Shining a light on another useful business network, Ireland’s largest business network for women, Network Ireland has been doing some sterling work keeping things together over the last few months. In fact, due to putting the meet ups online, it has increased member numbers as those who couldn’t make a mid-week meeting had the time to tune in.
"In times gone by, and hopefully to come, we all have a monthly meet," explains Mary Hennigan, President of Network Ireland's Roscommon Branch. "You can go from one county to another as a member. Some of us on the committee, we make it our business to introduce people to one another and make sure everybody is feeling warm and welcome."
The group of Roscommon businesswomen found it particularly useful during the Covid-19 restrictions and even increased member engagement. "We're a small group," says Hennigan, "and we keep in touch without the coffee mornings, especially in the early stages where people wanted and needed it, we had nearly a daily touch base with everybody."

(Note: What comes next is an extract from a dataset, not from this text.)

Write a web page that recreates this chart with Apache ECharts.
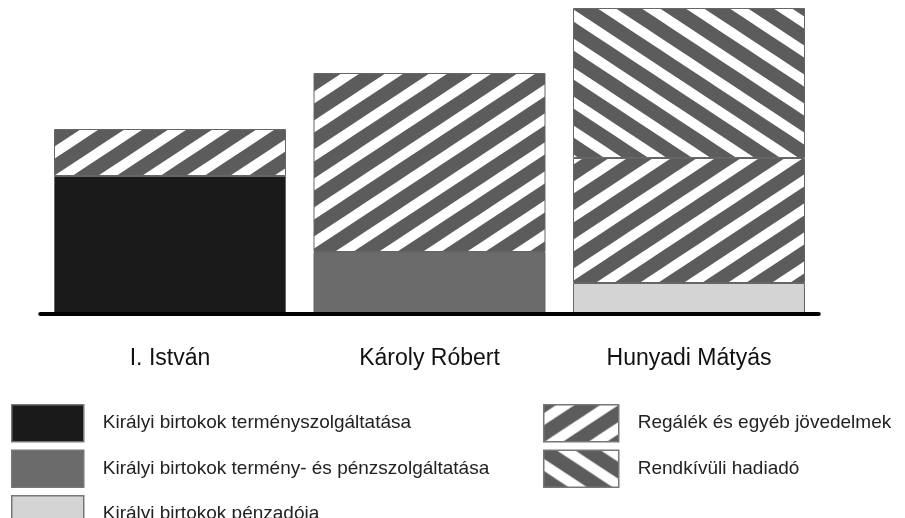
<!DOCTYPE html>
<html>
<head>
<meta charset="utf-8">
<script src="https://cdn.jsdelivr.net/npm/echarts@6/dist/echarts.min.js"></script>
<style>
html,body{margin:0;padding:0;background:#fff;}
#chart{width:905px;height:518px;}
</style>
</head>
<body>
<div id="chart"></div>
<script>
// ---- data ----
var categories = ['I. István', 'Károly Róbert', 'Hunyadi Mátyás'];
var seriesNames = [
  'Királyi birtokok terményszolgáltatása',
  'Királyi birtokok termény- és pénzszolgáltatása',
  'Királyi birtokok pénzadója',
  'Regálék és egyéb jövedelmek',
  'Rendkívüli hadiadó'
];
var terményszolgáltatás = [138, null, null];
var terményPénzszolgáltatás = [null, 62, null];
var pénzadó = [null, null, 31];
var regálék = [47, 179, 125];
var hadiadó = [null, null, 150];
var yMax = 306;

// ---- hatch patterns ----
function makeHatch(dir) {
  var W = 44, H = 29;
  var c = document.createElement('canvas');
  c.width = W; c.height = H;
  var g = c.getContext('2d');
  g.fillStyle = '#ffffff';
  g.fillRect(0, 0, W, H);
  g.strokeStyle = '#5c5c5c';
  g.lineWidth = 14;
  for (var k = -1; k <= 1; k++) {
    g.beginPath();
    if (dir === '/') {
      g.moveTo(-W + k * W, 2 * H);
      g.lineTo(2 * W + k * W, -H);
    } else {
      g.moveTo(-W + k * W, -H);
      g.lineTo(2 * W + k * W, 2 * H);
    }
    g.stroke();
  }
  return { image: c, repeat: 'repeat' };
}
var hatchUp = makeHatch('/');
var hatchDown = makeHatch('\\');

var colors = ['#1a1a1a', '#6b6b6b', '#d4d4d4', hatchUp, hatchDown];
var dataSets = [terményszolgáltatás, terményPénzszolgáltatás, pénzadó, regálék, hadiadó];

var chart = echarts.init(document.getElementById('chart'), null, { renderer: 'canvas' });
var font = '"Liberation Sans", Arial, sans-serif';

var series = seriesNames.map(function (name, i) {
  return {
    name: name,
    type: 'bar',
    stack: 'total',
    barCategoryGap: '10.6%',
    data: dataSets[i].map(function (v) { return v == null ? '-' : v; }),
    itemStyle: { color: colors[i], borderColor: '#666', borderWidth: 1 },
    emphasis: { disabled: true },
    z: 2
  };
});

var legendCommon = {
  orient: 'vertical',
  icon: 'rect',
  padding: 0,
  height: 200,
  itemHeight: 37,
  itemGap: 7,
  selectedMode: false,
  itemStyle: { borderColor: '#777', borderWidth: 1.5 },
  textStyle: { fontFamily: font, fontSize: 19, color: '#222', padding: [0, 0, 0, 14] }
};

chart.setOption({
  animation: false,
  backgroundColor: '#ffffff',
  aria: { enabled: false },
  grid: { left: 40.25, right: 86.25, top: 8, bottom: 204, containLabel: false },
  legend: [
    Object.assign({}, legendCommon, { left: 11, top: 404, itemWidth: 72, data: seriesNames.slice(0, 3) }),
    Object.assign({}, legendCommon, { left: 543, top: 404, itemWidth: 75, data: seriesNames.slice(3) })
  ],
  xAxis: {
    type: 'category',
    data: categories,
    axisLine: { show: true, lineStyle: { color: '#000', width: 4 } },
    axisTick: { show: false },
    axisLabel: { fontFamily: font, fontSize: 23, color: '#111', margin: 33 },
    z: 10
  },
  yAxis: { type: 'value', min: 0, max: yMax, show: false, splitLine: { show: false } },
  series: series
});
</script>
</body>
</html>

Ireland is full of business networks, some official, some unofficial, the important thing is that they work for you. Networking takes time but it also doesn't have to take all your time, get network smart. Below are listed a few more for you to check out:
- LookWest.ie if you are looking for networking opportunities in the West this is an excellent place to start. Also worth checking out is Atlantic Economic Corridor and their work connecting the co-working hubs from Donegal to Kerry, as DC Cahalane pointed out earlier, co-working communities are a great place for networking opportunities for entrepreneurs.
- ISME is the home of SMEs in Ireland. ‘ISME, the Irish SME Association, is the only independent representative association for Small and Medium Enterprises and currently has in excess of 10,500 members nationwide. Uniquely in Ireland, ISME is independent of big business, big banks and government and gives voice to the issues facing SME owner-managers.’ There are plenty of networking opportunities at their many events and training courses.
- Local Enterprise Office the first port of call for all small businesses. They have access to all the advice you need and through the many awards, events and courses they run there is ample opportunity for you to network with those in your area and business field.